For a film about toffs, The Riot Club (2014) shows a distinct lack of class.

The Riot Club

Transferring from a successful run on the London stage, “The Riot Club” brings its sneering swipe at the corrupt and privileged elite to the big screen with all the subtlety of a sledgehammer. Despite dropping its more on-the-nose stage sobriquet “Posh”, it nonetheless retains much of its venom as it seeks to expose the decadence which wealth and privilege bring.

The eponymous Riot Club is a secret, exclusive society at Oxford University, of which there are only ten members at any one time. As the film begins, the club is actively seeking two new members and first-year students Miles (Max Irons) and Alistair (Sam Clafin) seem to fit the bill. However, Miles’ left-wing politics and burgeoning relationship with a Northern working-class student exposes the group to frictions and tension which all come to a head at a fateful club dinner.

While it may have felt edgy on stage, the screen adaptation is simply too broad and too blunt to be an effective satire or a revelatory social commentary. Rather than complex, three-dimensional characters, the Riot club are presented as an impossibly pretty group of young men who veer unevenly between cartoonish villainy and Westerosian levels of debauchery.
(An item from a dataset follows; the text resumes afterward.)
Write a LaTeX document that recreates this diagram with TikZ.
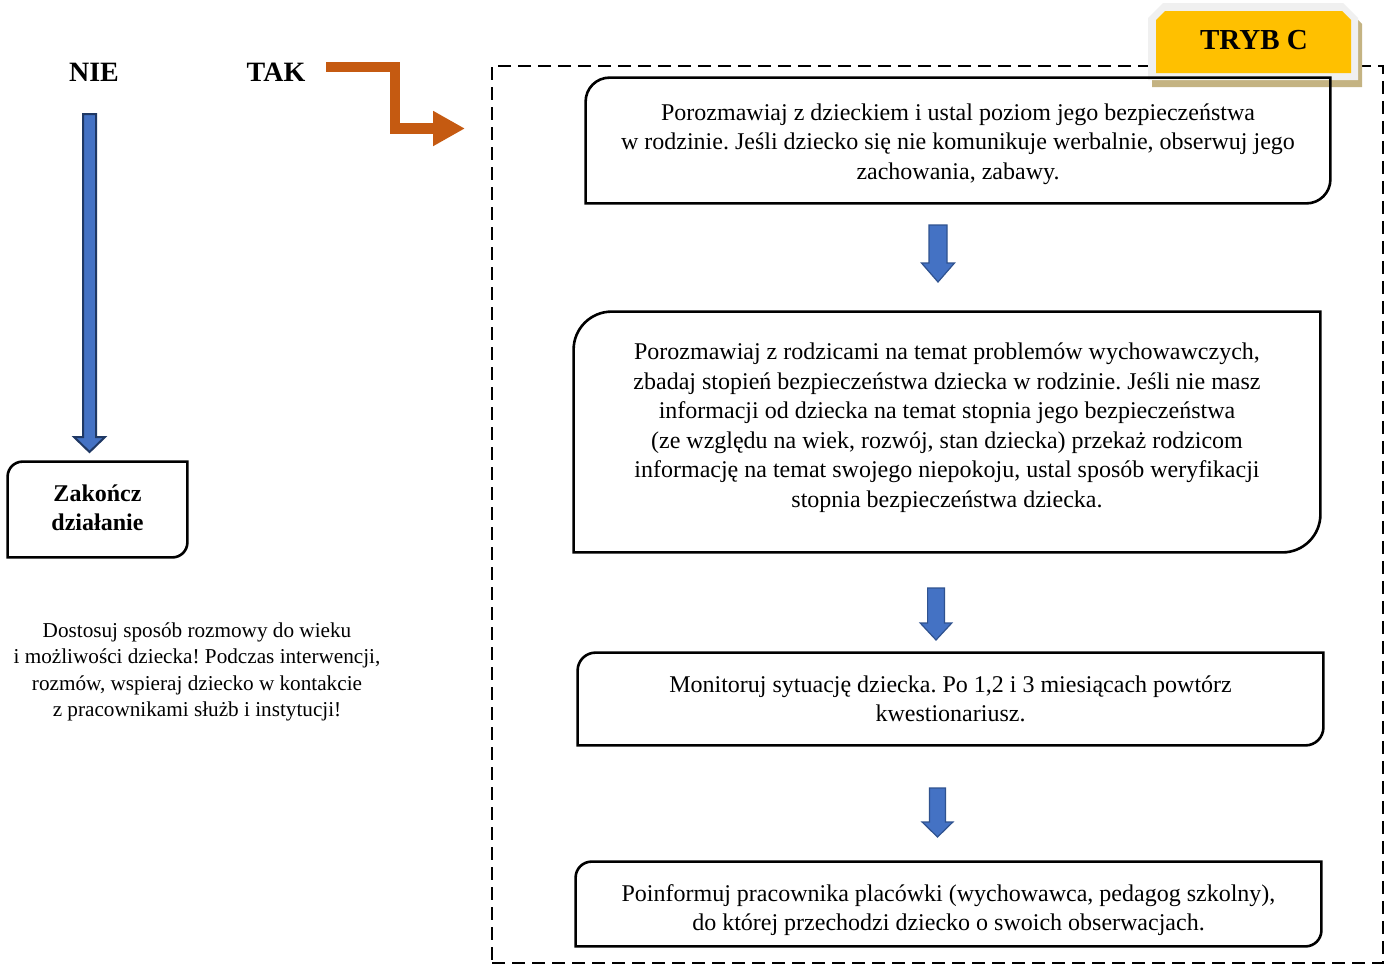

The simplicity of its political discourse (right-wing/ rich = always evil, left-wing/ poor = always virtuous) undermine the authenticity of its story, which isn’t particularly deep to begin with, and leave the film feeling flat and stagey. While the cast are good value, whether lounging around like a louche and effete boyband or chewing the scenery with clumsily obvious dialogue like ‘I’m sick to fucking death… of poor people!’, it’s all a bit trite and predictable. At least Natalie Dormer manages to give it a spark of life during her blink-and-you’ll-miss-it cameo.

Mired in cliché, constrained by a disingenuous bias and saddled with a hateful and unsympathetic bunch of characters, this drama fails to skewer its target and instead veers off into the kind of freak show effrontery and gawping incredulity that has made celebrities out of the likes of Paris Hilton and the Kardashians.